Art against the Cynics
Of the many beautifully written passages in Shaun Berke’s Winter and Summer (on Rousseau: “ Rousseau identifies the advent of Reason as our Original Sin and the rise of iron and wheat as the ruin of the human race”, on the alienation of modern work: “our kind fashioned a world of sitting in boxes with striped nooses around our necks”), one section in particular on The Aesthetic Value of Nothing stood out to me.
In this subsection, drawing on Nietzche, Shaun points out that, “the ironical man pretends to be ignorant so to humiliate. The purpose of irony is to humble and to shame; irony is a rudeness and conceit used to feel superior.” (p.39).

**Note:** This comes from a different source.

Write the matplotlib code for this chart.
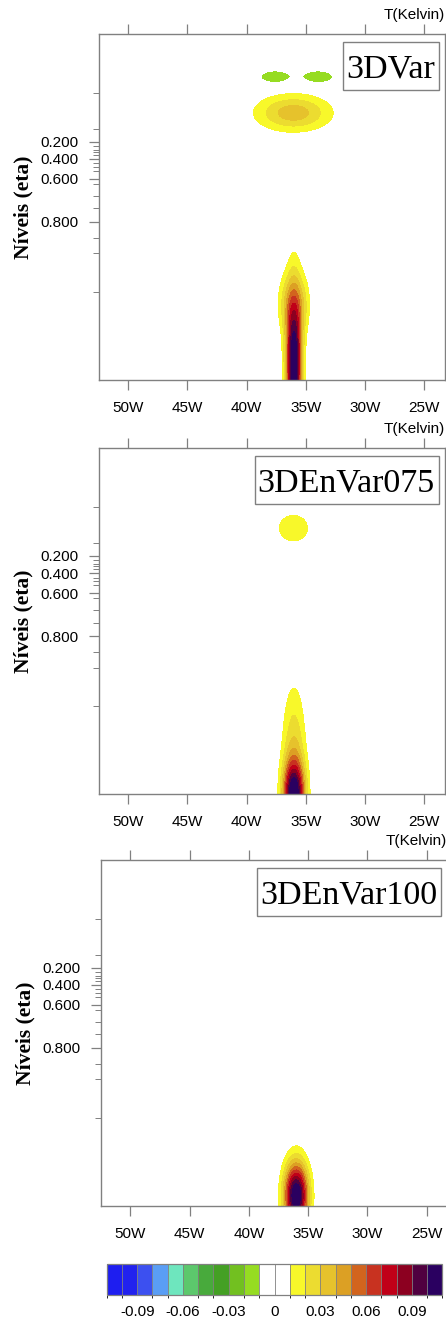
import numpy as np
import matplotlib
matplotlib.use('Agg')
import matplotlib.pyplot as plt
from matplotlib.colors import ListedColormap, BoundaryNorm
from matplotlib.cm import ScalarMappable
from matplotlib.patches import Rectangle
from matplotlib.transforms import IdentityTransform

plt.rcParams['font.family'] = ['Liberation Sans', 'DejaVu Sans']

# colour table, one colour per interval of 0.01
colors = ['#1e1ef0', '#2222ee', '#3c50f0', '#5a9ef5', '#6ee6be', '#5cc86c',
          '#48aa3c', '#44a024', '#72c020', '#96dc22', '#ffffff', '#ffffff',
          '#f8f82a', '#ecdc30', '#e6c22c', '#dca024', '#d2641e', '#c83220',
          '#c00018', '#8c0020', '#500040', '#2a0060']
levels = [-1.0] + list(np.round(np.arange(-0.10, 0.105, 0.01), 2)) + [1.0]
cbar_ticks = [-0.09, -0.06, -0.03, 0.0, 0.03, 0.06, 0.09]
cbar_labels = ['-0.09', '-0.06', '-0.03', '0', '0.03', '0.06', '0.09']

lon_ticks = [-50, -45, -40, -35, -30, -25]
lon_labels = ['50W', '45W', '40W', '35W', '30W', '25W']
eta_pos = [0.689, 0.639, 0.581, 0.457]
eta_labels = ['0.200', '0.400', '0.600', '0.800']
eta_minor = [0.830, 0.725, 0.677, 0.666, 0.659, 0.650, 0.626, 0.616, 0.604,
             0.566, 0.533, 0.496, 0.411, 0.366, 0.255]

# increment features:
# (lon centre, level centre, amplitude, lon spread, level spread)
blobs_3dvar = [(-36.0, 0.05, 0.115, 0.445, 0.142),
               (-36.7, 0.22, 0.020, 0.50, 0.060),
               (-35.3, 0.22, 0.020, 0.50, 0.060),
               (-36.05, 0.772, 0.036, 2.10, 0.035),
               (-37.6, 0.876, -0.0195, 1.04, 0.015),
               (-33.95, 0.876, -0.0195, 1.04, 0.015)]
blobs_075 = [(-36.0, 0.0, 0.100, 0.60, 0.065),
             (-36.0, 0.12, 0.028, 0.66, 0.130),
             (-36.04, 0.769, 0.016, 1.22, 0.038)]
blobs_100 = [(-36.0, 0.03, 0.115, 0.68, 0.065)]

names = ['3DVar', '3DEnVar075', '3DEnVar100']
panels = [blobs_3dvar, blobs_075, blobs_100]

lon = np.linspace(-52.45, -23.25, 600)
lev = np.linspace(0, 1, 500)
X, Y = np.meshgrid(lon, lev)


def build_field(blobs):
    z = np.zeros_like(X)
    for x0, y0, a, sx, sy in blobs:
        z += a * np.exp(-((X - x0) ** 2 / (2 * sx ** 2) + (Y - y0) ** 2 / (2 * sy ** 2)))
    return z


W, H = 446, 1322
fig = plt.figure(figsize=(W / 100, H / 100), dpi=100)

# axes boxes in pixels: left, top
boxes = [(99, 34), (99, 448.3), (101.3, 860)]
side = 346
edge = '#808080'
labels = []

for (left, top), name, blobs in zip(boxes, names, panels):
    ax = fig.add_axes([left / W, (H - top - side) / H, side / W, side / H])
    ax.contourf(lon, lev, build_field(blobs), levels=levels, colors=colors)
    ax.set_xlim(-52.45, -23.25)
    ax.set_ylim(0, 1)
    for sp in ax.spines.values():
        sp.set_color(edge)
        sp.set_linewidth(1.0)
    ax.set_xticks(lon_ticks)
    ax.set_xticklabels(lon_labels)
    ax.set_yticks(eta_pos)
    ax.set_yticklabels(eta_labels)
    ax.set_yticks(eta_minor, minor=True)
    ax.tick_params(axis='x', which='major', top=True, direction='out', length=7,
                   width=0.9, color=edge, labelsize=11, pad=8)
    ax.tick_params(axis='y', which='major', direction='out', length=7,
                   width=0.9, color=edge, labelsize=11, pad=8)
    ax.tick_params(axis='y', which='minor', direction='out', length=4,
                   width=0.7, color=edge)
    ax.set_ylabel('Níveis (eta)', family='Liberation Serif', fontweight='bold',
                  fontsize=15.5)
    ax.yaxis.set_label_coords(-0.19, 0.5)
    ax.text(1.0, 1.056, 'T(Kelvin)', transform=ax.transAxes, ha='right',
            va='center', fontsize=11)
    t = ax.text(0.971, 0.874, name, transform=ax.transAxes, ha='right',
                va='baseline', fontsize=24.5, family='Liberation Serif', zorder=6)
    labels.append((ax, t))

cax = fig.add_axes([106.7 / W, (H - 1295) / H, 335.6 / W, 31 / H])
sm = ScalarMappable(norm=BoundaryNorm(np.round(np.arange(-0.11, 0.115, 0.01), 2), 22),
                    cmap=ListedColormap(colors))
cb = fig.colorbar(sm, cax=cax, orientation='horizontal', drawedges=True,
                  ticks=cbar_ticks)
cb.set_ticklabels(cbar_labels)
cb.outline.set_edgecolor(edge)
cb.outline.set_linewidth(0.9)
cb.dividers.set_color(edge)
cb.dividers.set_linewidth(0.6)
cax.tick_params(length=0, labelsize=11, pad=7)

# boxes around the experiment names, sized from the drawn text
fig.canvas.draw()
renderer = fig.canvas.get_renderer()
for ax, t in labels:
    bb = t.get_window_extent(renderer)
    base = ax.transAxes.transform((0.971, 0.874))[1]
    rect = Rectangle((bb.x0 - 3, base - 12), bb.width + 7, 48,
                     transform=IdentityTransform(), fc='white', ec=edge,
                     lw=1.0, zorder=5, clip_on=False)
    ax.add_patch(rect)

fig.savefig('out.png', dpi=100)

This passage reminded me of some of my own reflections on cynicism. I’m pretty cynical about cynicism. It’s so lazy. In fact, cynicism is too naive. It desires a completely faultless ethical world, it can’t cope with the compromises of the actual world while nevertheless working towards the good.
Far from being world-weary and wise, cynicism is incredibly naive and idealistic. The cynic has a highly developed sense of propriety against which everything is judged and found wanting. Cynics don’t understand that a society can function quite well, better, even, with a certain amount of grace — ‘corruption’, as they would see it — where the rules are implied and somewhat malleable rather than through their strict adherence and totalitarian application.

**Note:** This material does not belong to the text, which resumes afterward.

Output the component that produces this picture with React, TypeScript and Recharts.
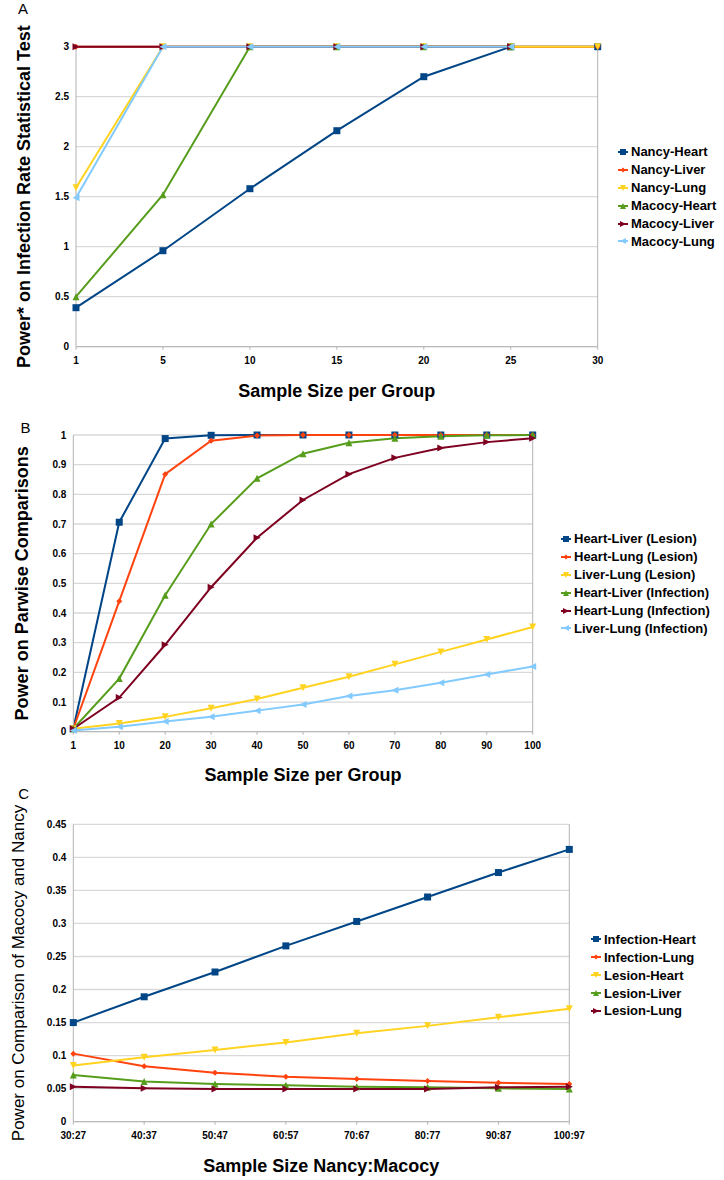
import React from 'react'
import { LineChart, Line, XAxis, YAxis, CartesianGrid, Legend, ReferenceLine } from 'recharts'

const FONT = '"Liberation Sans", Arial, sans-serif'
const AXIS_GRAY = '#b3b3b3'
const GRID_GRAY = '#d9d9d9'

// LibreOffice default series colours
const BLUE = '#004586'
const ORANGE = '#ff420e'
const YELLOW = '#ffd320'
const GREEN = '#579d1c'
const DARKRED = '#7e0021'
const LIGHTBLUE = '#83caff'

// Panel A - infection rate test
const sizeA = ['1', '5', '10', '15', '20', '25', '30']
const nancyHeart = [0.39, 0.96, 1.58, 2.16, 2.7, 3, 3]
const nancyLiver = [3, 3, 3, 3, 3, 3, 3]
const nancyLung = [1.59, 3, 3, 3, 3, 3, 3]
const macocyHeart = [0.5, 1.52, 3, 3, 3, 3, null]
const macocyLiver = [3, 3, 3, 3, 3, 3, null]
const macocyLung = [1.49, 3, 3, 3, 3, 3, null]
const ticksA = [0, 0.5, 1, 1.5, 2, 2.5, 3]

// Panel B - pairwise comparisons
const sizeB = ['1', '10', '20', '30', '40', '50', '60', '70', '80', '90', '100']
const heartLiverLesion = [0.01, 0.706, 0.988, 0.999, 1, 1, 1, 1, 1, 1, 1]
const heartLungLesion = [0.01, 0.44, 0.868, 0.981, 0.998, 1, 1, 1, 1, 1, 1]
const liverLungLesion = [0.01, 0.028, 0.05, 0.079, 0.11, 0.148, 0.185, 0.227, 0.269, 0.311, 0.353]
const heartLiverInfection = [0.01, 0.179, 0.46, 0.7, 0.854, 0.937, 0.974, 0.989, 0.996, 0.999, 1]
const heartLungInfection = [0.01, 0.115, 0.293, 0.487, 0.654, 0.781, 0.868, 0.923, 0.956, 0.976, 0.989]
const liverLungInfection = [0.004, 0.017, 0.034, 0.05, 0.071, 0.092, 0.12, 0.14, 0.165, 0.193, 0.22]
const ticksB = [0, 0.1, 0.2, 0.3, 0.4, 0.5, 0.6, 0.7, 0.8, 0.9, 1]

// Panel C - Macocy vs Nancy
const ratioC = ['30:27', '40:37', '50:47', '60:57', '70:67', '80:77', '90:87', '100:97']
const infectionHeart = [0.15, 0.189, 0.2265, 0.266, 0.303, 0.34, 0.377, 0.412]
const infectionLung = [0.103, 0.084, 0.074, 0.068, 0.0646, 0.0616, 0.059, 0.057]
const lesionHeart = [0.085, 0.0974, 0.1085, 0.12, 0.1337, 0.145, 0.158, 0.171]
const lesionLiver = [0.0705, 0.061, 0.057, 0.055, 0.053, 0.052, 0.0505, 0.0495]
const lesionLung = [0.053, 0.0505, 0.0495, 0.0495, 0.0495, 0.0495, 0.052, 0.053]
const ticksC = [0, 0.05, 0.1, 0.15, 0.2, 0.25, 0.3, 0.35, 0.4, 0.45]

type Shape = 'square' | 'diamond' | 'down' | 'up' | 'right' | 'left'

interface SeriesDef {
  key: string
  name: string
  color: string
  shape: Shape
  values: (number | null)[]
}

const seriesA: SeriesDef[] = [
  { key: 'nancyHeart', name: 'Nancy-Heart', color: BLUE, shape: 'square', values: nancyHeart },
  { key: 'nancyLiver', name: 'Nancy-Liver', color: ORANGE, shape: 'diamond', values: nancyLiver },
  { key: 'nancyLung', name: 'Nancy-Lung', color: YELLOW, shape: 'down', values: nancyLung },
  { key: 'macocyHeart', name: 'Macocy-Heart', color: GREEN, shape: 'up', values: macocyHeart },
  { key: 'macocyLiver', name: 'Macocy-Liver', color: DARKRED, shape: 'right', values: macocyLiver },
  { key: 'macocyLung', name: 'Macocy-Lung', color: LIGHTBLUE, shape: 'left', values: macocyLung },
]

const seriesB: SeriesDef[] = [
  { key: 'hlLes', name: 'Heart-Liver (Lesion)', color: BLUE, shape: 'square', values: heartLiverLesion },
  { key: 'hluLes', name: 'Heart-Lung (Lesion)', color: ORANGE, shape: 'diamond', values: heartLungLesion },
  { key: 'lluLes', name: 'Liver-Lung (Lesion)', color: YELLOW, shape: 'down', values: liverLungLesion },
  { key: 'hlInf', name: 'Heart-Liver (Infection)', color: GREEN, shape: 'up', values: heartLiverInfection },
  { key: 'hluInf', name: 'Heart-Lung (Infection)', color: DARKRED, shape: 'right', values: heartLungInfection },
  { key: 'lluInf', name: 'Liver-Lung (Infection)', color: LIGHTBLUE, shape: 'left', values: liverLungInfection },
]

const seriesC: SeriesDef[] = [
  { key: 'infHeart', name: 'Infection-Heart', color: BLUE, shape: 'square', values: infectionHeart },
  { key: 'infLung', name: 'Infection-Lung', color: ORANGE, shape: 'diamond', values: infectionLung },
  { key: 'lesHeart', name: 'Lesion-Heart', color: YELLOW, shape: 'down', values: lesionHeart },
  { key: 'lesLiver', name: 'Lesion-Liver', color: GREEN, shape: 'up', values: lesionLiver },
  { key: 'lesLung', name: 'Lesion-Lung', color: DARKRED, shape: 'right', values: lesionLung },
]

const buildRows = (cats: string[], series: SeriesDef[]) =>
  cats.map((x, i) => {
    const row: Record<string, any> = { x }
    series.forEach((s) => {
      row[s.key] = s.values[i]
    })
    return row
  })

function markerPath(shape: Shape, cx: number, cy: number, s: number) {
  const h = s / 2
  switch (shape) {
    case 'square':
      return `M${cx - h},${cy - h}h${s}v${s}h${-s}Z`
    case 'diamond':
      return `M${cx},${cy - h}L${cx + h},${cy}L${cx},${cy + h}L${cx - h},${cy}Z`
    case 'down':
      return `M${cx - h},${cy - h}L${cx + h},${cy - h}L${cx},${cy + h}Z`
    case 'up':
      return `M${cx},${cy - h}L${cx + h},${cy + h}L${cx - h},${cy + h}Z`
    case 'right':
      return `M${cx - h},${cy - h}L${cx + h},${cy}L${cx - h},${cy + h}Z`
    default:
      return `M${cx + h},${cy - h}L${cx - h},${cy}L${cx + h},${cy + h}Z`
  }
}

const markerSize = (shape: Shape) => (shape === 'diamond' ? 6 : 7)

const makeDot = (shape: Shape, color: string) => (props: any) => {
  const { cx, cy, index } = props
  if (cx == null || cy == null || props.value == null) return <g key={`n-${index}`} />
  return <path key={`${shape}-${index}`} d={markerPath(shape, cx, cy, markerSize(shape))} fill={color} />
}

const legendContent = (series: SeriesDef[]) => () => (
  <div style={{ fontFamily: FONT, fontSize: 13, fontWeight: 'bold', color: '#000' }}>
    {series.map((s) => (
      <div key={s.key} style={{ display: 'flex', alignItems: 'center', height: 17.9, whiteSpace: 'nowrap' }}>
        <svg width={12} height={12} style={{ marginRight: 2 }}>
          <line x1={1} y1={6} x2={11} y2={6} stroke={s.color} strokeWidth={2} />
          <path d={markerPath(s.shape, 6, 6, s.shape === 'diamond' ? 5 : 6)} fill={s.color} />
        </svg>
        <span>{s.name}</span>
      </div>
    ))}
  </div>
)

interface PanelProps {
  top: number
  height: number
  cats: string[]
  series: SeriesDef[]
  ticks: number[]
  marginTop: number
  plotRight: number
  xHeight: number
  yWidth: number
  xTitle: string
  xTitleOffset: number
  yTitle: string
  yTitleOffset: number
  yTitleBold: boolean
  yTitleSize: number
  legendLeft: number
  legendTop: number
  letter: string
  letterLeft: number
  letterTop: number
}

function Panel(p: PanelProps) {
  const rows = buildRows(p.cats, p.series)
  const tickStyle = { fontSize: 10, fontWeight: 'bold', fill: '#000', fontFamily: FONT }
  return (
    <div style={{ position: 'absolute', left: 0, top: p.top, width: 724, height: p.height }}>
      <LineChart
        width={724}
        height={p.height}
        data={rows}
        margin={{ top: p.marginTop, right: 724 - p.plotRight, left: 0, bottom: 0 }}
      >
        <CartesianGrid vertical={false} stroke={GRID_GRAY} strokeWidth={1.3} />
        <XAxis
          dataKey="x"
          interval={0}
          height={p.xHeight}
          tickSize={3}
          tickMargin={7}
          axisLine={{ stroke: AXIS_GRAY }}
          tickLine={{ stroke: AXIS_GRAY }}
          tick={tickStyle}
          label={{
            value: p.xTitle,
            position: 'insideBottom',
            offset: p.xTitleOffset,
            style: { fontSize: 18, fontWeight: 'bold', fill: '#000', fontFamily: FONT },
          }}
        />
        <YAxis
          width={p.yWidth}
          domain={[p.ticks[0], p.ticks[p.ticks.length - 1]]}
          ticks={p.ticks}
          interval={0}
          tickLine={false}
          tickSize={0}
          tickMargin={7}
          axisLine={{ stroke: AXIS_GRAY }}
          tick={tickStyle}
          label={{
            value: p.yTitle,
            angle: -90,
            position: 'insideLeft',
            offset: p.yTitleOffset,
            style: {
              textAnchor: 'middle',
              fontSize: p.yTitleSize,
              fontWeight: p.yTitleBold ? 'bold' : 'normal',
              fill: '#000',
              fontFamily: FONT,
            },
          }}
        />
        <ReferenceLine x={p.cats[p.cats.length - 1]} stroke={AXIS_GRAY} />
        <Legend
          layout="vertical"
          align="center"
          verticalAlign="middle"
          wrapperStyle={{ left: p.legendLeft, top: p.legendTop, width: 'auto' }}
          content={legendContent(p.series)}
        />
        {p.series.map((s) => (
          <Line
            key={s.key}
            dataKey={s.key}
            name={s.name}
            type="linear"
            stroke={s.color}
            strokeWidth={2}
            dot={makeDot(s.shape, s.color)}
            activeDot={false}
            isAnimationActive={false}
          />
        ))}
      </LineChart>
      <div
        style={{
          position: 'absolute',
          left: p.letterLeft,
          top: p.letterTop,
          fontFamily: FONT,
          fontSize: 15,
          lineHeight: 1,
          color: '#000',
        }}
      >
        {p.letter}
      </div>
    </div>
  )
}

export default function App() {
  return (
    <div style={{ position: 'absolute', left: 0, top: 0, width: 724, height: 1180, background: '#fff' }}>
      <Panel
        top={0}
        height={410}
        cats={sizeA}
        series={seriesA}
        ticks={ticksA}
        marginTop={46.7}
        plotRight={597.7}
        xHeight={63.3}
        yWidth={76}
        xTitle="Sample Size per Group"
        xTitleOffset={13.5}
        yTitle="Power* on Infection Rate Statistical Test"
        yTitleOffset={24}
        yTitleBold
        yTitleSize={18}
        legendLeft={617}
        legendTop={143}
        letter="A"
        letterLeft={18}
        letterTop={1.3}
      />
      <Panel
        top={410}
        height={380}
        cats={sizeB}
        series={seriesB}
        ticks={ticksB}
        marginTop={25}
        plotRight={532.7}
        xHeight={58.3}
        yWidth={73.3}
        xTitle="Sample Size per Group"
        xTitleOffset={9.5}
        yTitle="Power on Parwise Comparisons"
        yTitleOffset={21.5}
        yTitleBold
        yTitleSize={18}
        legendLeft={560}
        legendTop={120}
        letter="B"
        letterLeft={20.5}
        letterTop={10}
      />
      <Panel
        top={790}
        height={390}
        cats={ratioC}
        series={seriesC}
        ticks={ticksC}
        marginTop={34.3}
        plotRight={569.3}
        xHeight={58.3}
        yWidth={73.3}
        xTitle="Sample Size Nancy:Macocy"
        xTitleOffset={8.5}
        yTitle="Power on Comparison of Macocy and Nancy"
        yTitleOffset={18}
        yTitleBold={false}
        yTitleSize={17}
        legendLeft={590}
        legendTop={140.4}
        letter="C"
        letterLeft={18.3}
        letterTop={-4}
      />
    </div>
  )
}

Cynics establish the absolute perfect enforcement of all rules under all circumstances at all time as an impossible ethical standard. However, their instantiation of this ethical standard is not intended as a shining star to take aim towards as individuals and societies try to better themselves, however imperfectly they may strive towards it, but as a doubly cynical cop-out. Their cynicism is not even sincere, but a foil for disengagement and passivity.
Furthermore, it just takes too much effort to be cynical all the time. Just as it’s wrong to live in a naive state of Panglossian denial about the negative aspects of life, so, too, it is wrong and corrosive to always assume the worst of everyone. Shaun recognises this, warning us that, “The habit of irony and sarcasm spoils the character”, and, quoting Nietzche in Human, All-Too-Human, ““fosters the quality of a snappy dog that has learned to laugh and forgotten how to bite.”” Indeed, cynics paint themselves into a corner, since by having sneered at everything they never dare allow themselves the vulnerability of a passionate commitment to a cause.
Against such cynicism, Shaun mounts A Call to Arts; art against the cynics. Let us look for beauty in great works of art or in a kind act between friends or strangers. In this light, Winter and Summer is indeed an apt first publication for the Halkyon Guild, based as it is upon the ancient Greek myth of a little ice bird whom took time to reflect on the travails of the world while brooding her eggs, softening Zeus’s heart with her lamentations. May the icy grip of wintery cynicism thaw to give forth the blooms of a thousand such flowers.